“Company culture” isn’t some touchy-feeling HR buzzword. It’s not about giving anyone the warm fuzzies. Real culture, the kind that starts with the people you hire and permeates the way you approach each and every challenge in the workplace, can be your best marketing tool.
Forbes recently had a great article on this very topic. While it mostly focuses on hiring (and introduced us to our awesome name doppelganger Roundpegg, a culture consulting company), it also included this gem:
“[M]ost people in the organization value kindness: they see being kind to others as a key element of the organization they want. The organization has hired and promoted to that value for many years. And further, they believe that being kind means being positive and somewhat indirect – avoiding confrontation and tough feedback.”
How fascinating, to value kindness and treat it as a core part of your business. While the article clearly points out some of the drawbacks (being too wishy-washy and afraid of confrontation), think of the benefits. Think of a business of people focused on being kind, who are hired as much for their compassionate nature as for the skills on their resume.
How can that culture change your business? How can that change how you’re perceived at the world at large? Suddenly you’re not just “that plumber I called when my bathroom flooded,” you’re “that plumber with the amazing staff who really seemed to care about me.” Which one are you more likely to refer business to–one who came and did the job or one who made an emotional connection with you on some level?
This got us thinking at the ‘Peg about what our culture is. I asked our team what words they’d use to describe our culture–not the business, not what we do, but who we are as a business. The results:
Lorraine: Informal, Smart, Passionate
Allison: Quirky, Honest, Irreverent
Jenna: Food, Fun, Cats
Peter: Welcoming, Enriching, Sharp
Whitney: Laid-Back, Educational, Pet-Friendly
All right, a little all over the place (and a little tongue-in-cheek from Jenna), but if you look at the words we chose, there are commonalities. We’re people who don’t stand on pretense. We’re people who give you the truth, even if it hurts. We’re people who value learning and knowledge–both giving and receiving. We’re people who really like cats.

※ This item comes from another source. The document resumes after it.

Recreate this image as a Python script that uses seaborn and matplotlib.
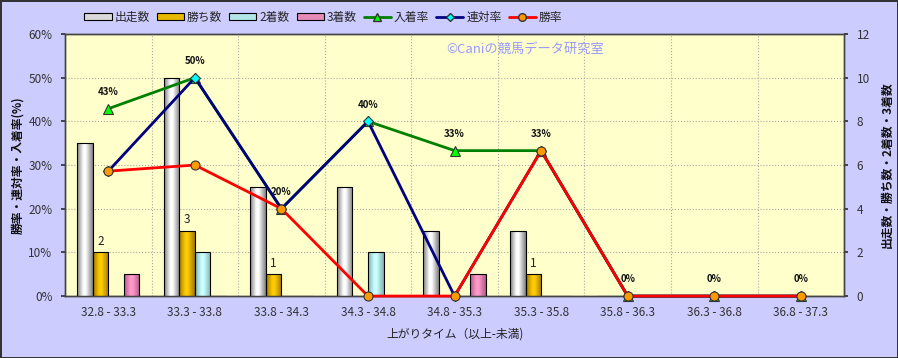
import numpy as np
import pandas as pd
import matplotlib
matplotlib.use("Agg")
import matplotlib.pyplot as plt
import seaborn as sns
from matplotlib.patches import Patch
from matplotlib.lines import Line2D
from matplotlib.colors import LinearSegmentedColormap

# ---------------- data ----------------
categories = ["32.8 - 33.3", "33.3 - 33.8", "33.8 - 34.3", "34.3 - 34.8", "34.8 - 35.3",
              "35.3 - 35.8", "35.8 - 36.3", "36.3 - 36.8", "36.8 - 37.3"]
starts = [7, 10, 5, 5, 3, 3, 0, 0, 0]          # 出走数
wins = [2, 3, 1, 0, 0, 1, 0, 0, 0]             # 勝ち数
seconds = [0, 2, 0, 2, 0, 0, 0, 0, 0]          # 2着数
thirds = [1, 0, 0, 0, 1, 0, 0, 0, 0]           # 3着数
place_rate = [42.9, 50.0, 20.0, 40.0, 33.3, 33.3, 0, 0, 0]     # 入着率
quinella_rate = [28.6, 50.0, 20.0, 40.0, 0, 33.3, 0, 0, 0]     # 連対率
win_rate = [28.6, 30.0, 20.0, 0, 0, 33.3, 0, 0, 0]             # 勝率
pct_ticks = [0, 10, 20, 30, 40, 50, 60]
pct_labels = ["0%", "10%", "20%", "30%", "40%", "50%", "60%"]
count_ticks = [0, 2, 4, 6, 8, 10, 12]

bar_names = ["出走数", "勝ち数", "2着数", "3着数"]
bar_values = [starts, wins, seconds, thirds]
line_names = ["入着率", "連対率", "勝率"]
line_values = [place_rate, quinella_rate, win_rate]

# ---------------- style ----------------
sns.set_theme(style="white")
plt.rcParams["font.family"] = ["Noto Sans CJK JP", "DejaVu Sans"]

bar_light = ["#ffffff", "#ffcc00", "#ccffff", "#ff99cc"]
bar_dark = ["#7f7f7f", "#a07800", "#7fb0b0", "#b05a85"]
bar_mid = ["#d9d9d9", "#e6b800", "#b3e6e6", "#e68ab8"]
line_colors = ["#008000", "#000080", "#ff0000"]
marker_faces = ["#00ff00", "#00ffff", "#ff9900"]
markers = ["^", "D", "o"]
marker_sizes = [7, 5, 6.5]

long = pd.DataFrame({
    "cat": np.tile(categories, len(bar_names)),
    "series": np.repeat(bar_names, len(categories)),
    "value": np.concatenate(bar_values),
})

fig = plt.figure(figsize=(8.98, 3.58), dpi=100, facecolor="#ccccff",
                 edgecolor="#333333", linewidth=2)
ax = fig.add_axes([0.0724, 0.173, 0.8676, 0.732])
ax.set_facecolor("#ffffcc")

# bars on counts axis
sns.barplot(data=long, x="cat", y="value", hue="series", hue_order=bar_names,
            order=categories, palette=bar_mid, width=0.72, gap=0,
            edgecolor="#000000", linewidth=0.8, legend=False, ax=ax, zorder=3)

# gradient fill for each bar (cylinder look)
for k, cont in enumerate(ax.containers):
    cmap = LinearSegmentedColormap.from_list(
        f"g{k}", [(0, bar_dark[k]), (0.4, bar_light[k]), (0.55, bar_light[k]), (1, bar_dark[k])])
    grad = np.linspace(0, 1, 64).reshape(1, -1)
    for p in cont.patches:
        if p.get_height() <= 0:
            continue
        x0, w, h = p.get_x(), p.get_width(), p.get_height()
        im = ax.imshow(grad, extent=[x0, x0 + w, 0, h], aspect="auto", cmap=cmap,
                       zorder=2.9, interpolation="bicubic")
        im.set_clip_path(p)
        p.set_facecolor("none")

ax.set_xlim(-0.5, len(categories) - 0.5)
ax.set_ylim(0, 12)
ax.set_yticks(count_ticks)

# win count labels
win_cont = ax.containers[1]
for p, v in zip(win_cont.patches, wins):
    if v > 0:
        ax.annotate(str(v), (p.get_x() + p.get_width() / 2, p.get_height()),
                    xytext=(0, 8), textcoords="offset points", ha="center", va="center",
                    fontsize=8.5, color="#222222", zorder=6)

# grid
ax.set_xticks(np.arange(len(categories) - 1) + 0.5, minor=True)
ax.grid(axis="y", which="major", ls=":", color="#a8a8a8", lw=0.8, zorder=0)
ax.grid(axis="x", which="minor", ls=":", color="#a8a8a8", lw=0.8, zorder=0)
ax.grid(axis="x", which="major", visible=False)
ax.set_axisbelow(True)

# lines on percent axis
ax2 = ax.twinx()
ax2.patch.set_visible(False)
for name, vals, c, mf, m, ms in zip(line_names, line_values, line_colors, marker_faces, markers, marker_sizes):
    sns.pointplot(x=categories, y=vals, order=categories, ax=ax2, color=c, markers=m,
                  linestyles="-", errorbar=None)
    ln = ax2.lines[-1]
    ln.set_linewidth(2)
    ln.set_markerfacecolor(mf)
    ln.set_markeredgecolor("#333333")
    ln.set_markeredgewidth(0.8)
    ln.set_markersize(ms)
    ln.set_clip_on(False)
    ln.set_zorder(4)
ax2.set_ylim(0, 60)
ax2.set_yticks(pct_ticks)
ax2.set_yticklabels(pct_labels)
ax2.set_xlim(-0.5, len(categories) - 0.5)

for i, v in enumerate(place_rate):
    ax2.annotate(f"{round(v)}%", (i, v), xytext=(0, 12), textcoords="offset points",
                 ha="center", va="center", fontsize=7, fontweight="bold", color="#111111")

# axis placement: percent on left, counts on right
ax.yaxis.tick_right()
ax.yaxis.set_label_position("right")
ax2.yaxis.tick_left()
ax2.yaxis.set_label_position("left")

ax.set_xticks(range(len(categories)))
ax.set_xticklabels(categories)
for a in (ax, ax2):
    a.tick_params(axis="both", which="major", labelsize=8.5, colors="#333333", length=3,
                  direction="out", pad=6)
    a.tick_params(axis="x", which="both", length=0)
    for s in a.spines.values():
        s.set_color("#444444")
        s.set_linewidth(1)
ax.tick_params(axis="x", pad=7, labelsize=8.5)

ax.set_xlabel("上がりタイム（以上-未満)", fontsize=8.5, color="#222222", labelpad=6)
ax2.set_ylabel("勝率・連対率・入着率(%)", fontsize=8.5, fontweight="bold", color="#111111", labelpad=3)
ax.set_ylabel("出走数・勝ち数・2着数・3着数", fontsize=8.5, fontweight="bold", color="#111111", labelpad=8)

# watermark
ax2.text(0.591, 0.94, "©Caniの競馬データ研究室", transform=ax2.transAxes, ha="center",
         va="center", fontsize=9.5, color="#9999ff", zorder=1)

# legend
handles = [Patch(facecolor=bar_mid[k], edgecolor="#000000", linewidth=0.8) for k in range(4)]
handles += [Line2D([], [], color=line_colors[k], lw=2, marker=markers[k], markerfacecolor=marker_faces[k],
                   markeredgecolor="#333333", markersize=marker_sizes[k] - 1) for k in range(3)]
fig.legend(handles, bar_names + line_names, loc="center", bbox_to_anchor=(0.36, 0.952), ncol=7,
           frameon=False, fontsize=8.5, handlelength=2.3, handleheight=0.6, handletextpad=0.25,
           columnspacing=0.6)

fig.savefig("out.png", dpi=100, facecolor=fig.get_facecolor(), edgecolor=fig.get_edgecolor())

These aren’t just words about what we do in the office, they’re words about who we are as individuals, whether we’re on or off the clock. By beginning our culture building with our hires, we’re able to build not just an internal culture, but an external brand that shows people exactly what they’re going to get when they walk through the doors of our little white house, and what they’ll get from us that they won’t get from any other marketing company in Indianapolis.
Have you considered your company’s culture? If not, you’re ignoring a critical marketing strategy…and a way to build a great team.